==== PROVIDED INFORMATION ====

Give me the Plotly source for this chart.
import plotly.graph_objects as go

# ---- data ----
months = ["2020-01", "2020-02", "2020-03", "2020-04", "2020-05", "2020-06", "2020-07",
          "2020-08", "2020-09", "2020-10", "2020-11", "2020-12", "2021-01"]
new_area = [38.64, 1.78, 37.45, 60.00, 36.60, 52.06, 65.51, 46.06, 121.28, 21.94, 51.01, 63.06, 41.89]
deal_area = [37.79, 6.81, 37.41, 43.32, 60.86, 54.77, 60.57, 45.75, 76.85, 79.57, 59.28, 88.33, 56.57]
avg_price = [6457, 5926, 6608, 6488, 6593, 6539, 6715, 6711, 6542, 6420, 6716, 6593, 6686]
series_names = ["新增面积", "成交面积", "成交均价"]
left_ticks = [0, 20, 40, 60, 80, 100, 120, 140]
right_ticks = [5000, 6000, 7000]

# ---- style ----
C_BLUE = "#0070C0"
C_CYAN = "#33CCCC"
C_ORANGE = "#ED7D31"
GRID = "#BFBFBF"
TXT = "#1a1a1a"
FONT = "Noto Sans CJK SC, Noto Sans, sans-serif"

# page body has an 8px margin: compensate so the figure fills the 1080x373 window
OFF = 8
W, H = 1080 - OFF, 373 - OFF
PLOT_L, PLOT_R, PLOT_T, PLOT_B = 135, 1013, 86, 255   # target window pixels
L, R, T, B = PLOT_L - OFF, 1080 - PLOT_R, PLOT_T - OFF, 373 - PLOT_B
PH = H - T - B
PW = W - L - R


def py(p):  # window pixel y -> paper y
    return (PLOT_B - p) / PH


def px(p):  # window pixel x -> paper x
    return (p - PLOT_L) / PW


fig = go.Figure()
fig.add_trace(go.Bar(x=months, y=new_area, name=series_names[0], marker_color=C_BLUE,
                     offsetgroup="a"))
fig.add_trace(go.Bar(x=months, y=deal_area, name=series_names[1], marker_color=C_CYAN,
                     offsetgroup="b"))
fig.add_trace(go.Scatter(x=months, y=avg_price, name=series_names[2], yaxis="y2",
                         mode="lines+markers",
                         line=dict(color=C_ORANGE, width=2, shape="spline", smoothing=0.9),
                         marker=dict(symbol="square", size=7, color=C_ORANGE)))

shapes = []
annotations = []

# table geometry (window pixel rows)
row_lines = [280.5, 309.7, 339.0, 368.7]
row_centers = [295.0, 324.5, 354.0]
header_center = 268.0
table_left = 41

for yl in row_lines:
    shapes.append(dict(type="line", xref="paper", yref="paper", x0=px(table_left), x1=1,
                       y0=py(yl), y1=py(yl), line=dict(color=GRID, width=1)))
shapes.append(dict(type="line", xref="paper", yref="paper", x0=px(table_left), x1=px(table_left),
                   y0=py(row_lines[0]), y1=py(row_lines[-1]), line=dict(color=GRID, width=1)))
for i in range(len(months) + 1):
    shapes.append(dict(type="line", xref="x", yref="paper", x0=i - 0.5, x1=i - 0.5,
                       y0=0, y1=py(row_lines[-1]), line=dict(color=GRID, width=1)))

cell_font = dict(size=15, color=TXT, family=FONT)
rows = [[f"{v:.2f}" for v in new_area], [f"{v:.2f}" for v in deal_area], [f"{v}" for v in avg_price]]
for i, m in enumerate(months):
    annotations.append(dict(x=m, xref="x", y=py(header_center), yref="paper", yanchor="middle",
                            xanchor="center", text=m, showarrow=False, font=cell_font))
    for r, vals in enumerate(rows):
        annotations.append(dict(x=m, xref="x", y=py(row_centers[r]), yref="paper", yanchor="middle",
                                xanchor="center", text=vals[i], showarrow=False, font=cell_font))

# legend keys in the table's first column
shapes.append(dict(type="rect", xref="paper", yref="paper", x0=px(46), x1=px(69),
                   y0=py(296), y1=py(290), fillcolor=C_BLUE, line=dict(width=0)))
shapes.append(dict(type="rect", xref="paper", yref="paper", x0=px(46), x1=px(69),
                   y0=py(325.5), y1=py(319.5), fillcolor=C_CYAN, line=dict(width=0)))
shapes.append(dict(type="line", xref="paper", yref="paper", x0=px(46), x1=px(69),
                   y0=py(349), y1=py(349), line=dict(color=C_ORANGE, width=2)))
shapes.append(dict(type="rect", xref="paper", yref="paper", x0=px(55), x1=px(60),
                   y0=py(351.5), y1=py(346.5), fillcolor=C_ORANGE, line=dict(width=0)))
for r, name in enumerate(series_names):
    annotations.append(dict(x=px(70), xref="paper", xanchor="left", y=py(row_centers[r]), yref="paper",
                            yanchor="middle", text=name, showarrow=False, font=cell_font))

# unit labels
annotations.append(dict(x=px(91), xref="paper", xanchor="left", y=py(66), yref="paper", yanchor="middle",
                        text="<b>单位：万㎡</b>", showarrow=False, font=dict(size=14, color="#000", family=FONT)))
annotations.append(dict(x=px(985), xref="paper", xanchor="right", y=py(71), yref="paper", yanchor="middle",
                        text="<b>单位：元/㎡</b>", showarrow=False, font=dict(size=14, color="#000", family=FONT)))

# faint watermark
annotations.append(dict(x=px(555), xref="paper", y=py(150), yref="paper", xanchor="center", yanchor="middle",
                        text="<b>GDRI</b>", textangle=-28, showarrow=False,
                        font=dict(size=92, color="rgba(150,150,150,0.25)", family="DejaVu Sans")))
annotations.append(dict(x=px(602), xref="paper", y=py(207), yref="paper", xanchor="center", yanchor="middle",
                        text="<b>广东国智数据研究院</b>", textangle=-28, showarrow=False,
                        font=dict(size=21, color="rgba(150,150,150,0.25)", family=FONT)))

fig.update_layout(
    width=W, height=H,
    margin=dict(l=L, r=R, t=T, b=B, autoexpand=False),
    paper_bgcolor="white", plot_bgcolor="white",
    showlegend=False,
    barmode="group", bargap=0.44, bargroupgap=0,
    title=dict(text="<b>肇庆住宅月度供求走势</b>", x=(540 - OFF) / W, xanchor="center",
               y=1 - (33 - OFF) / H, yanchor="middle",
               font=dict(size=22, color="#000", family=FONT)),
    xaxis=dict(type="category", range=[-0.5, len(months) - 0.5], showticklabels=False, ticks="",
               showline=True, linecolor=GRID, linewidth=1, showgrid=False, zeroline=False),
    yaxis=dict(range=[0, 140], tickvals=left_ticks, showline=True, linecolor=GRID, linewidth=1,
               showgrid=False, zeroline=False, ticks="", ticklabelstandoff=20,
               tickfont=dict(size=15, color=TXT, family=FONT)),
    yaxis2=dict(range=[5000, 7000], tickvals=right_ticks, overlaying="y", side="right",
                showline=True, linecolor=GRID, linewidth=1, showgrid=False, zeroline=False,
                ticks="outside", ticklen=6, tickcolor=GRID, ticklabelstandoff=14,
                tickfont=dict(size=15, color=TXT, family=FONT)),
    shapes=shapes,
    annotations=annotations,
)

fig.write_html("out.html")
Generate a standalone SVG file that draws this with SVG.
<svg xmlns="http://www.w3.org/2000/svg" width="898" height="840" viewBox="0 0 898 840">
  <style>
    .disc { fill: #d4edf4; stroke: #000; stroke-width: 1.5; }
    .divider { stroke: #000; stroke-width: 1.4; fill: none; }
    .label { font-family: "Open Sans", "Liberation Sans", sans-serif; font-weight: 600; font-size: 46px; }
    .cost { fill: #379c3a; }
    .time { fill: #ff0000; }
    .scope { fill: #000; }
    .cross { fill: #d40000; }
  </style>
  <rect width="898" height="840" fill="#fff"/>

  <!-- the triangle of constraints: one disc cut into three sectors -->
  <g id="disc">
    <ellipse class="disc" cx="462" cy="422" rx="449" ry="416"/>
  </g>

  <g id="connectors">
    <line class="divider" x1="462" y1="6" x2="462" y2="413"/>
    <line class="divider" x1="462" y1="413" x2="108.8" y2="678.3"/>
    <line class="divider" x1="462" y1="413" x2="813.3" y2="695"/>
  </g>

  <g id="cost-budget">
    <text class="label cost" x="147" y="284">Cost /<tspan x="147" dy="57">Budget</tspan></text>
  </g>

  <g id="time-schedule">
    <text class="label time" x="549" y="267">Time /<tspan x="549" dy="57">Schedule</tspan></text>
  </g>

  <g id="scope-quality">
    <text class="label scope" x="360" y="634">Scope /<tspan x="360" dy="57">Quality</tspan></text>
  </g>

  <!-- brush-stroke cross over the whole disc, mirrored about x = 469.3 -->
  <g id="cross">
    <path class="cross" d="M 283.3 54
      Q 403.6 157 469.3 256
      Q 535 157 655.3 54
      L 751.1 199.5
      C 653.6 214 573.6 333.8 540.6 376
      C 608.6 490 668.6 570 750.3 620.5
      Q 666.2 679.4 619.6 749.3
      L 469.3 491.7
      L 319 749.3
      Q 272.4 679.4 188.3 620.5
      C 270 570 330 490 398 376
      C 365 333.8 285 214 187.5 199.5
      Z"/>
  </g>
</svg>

====

-- SET TASK --
Restate, please, word for word the span of records running from the first line to the line bearing "import plotly.graph_objects as go", both included, and nothing outside it.

-- SOLUTION --
Give me the Plotly source for this chart.
import plotly.graph_objects as go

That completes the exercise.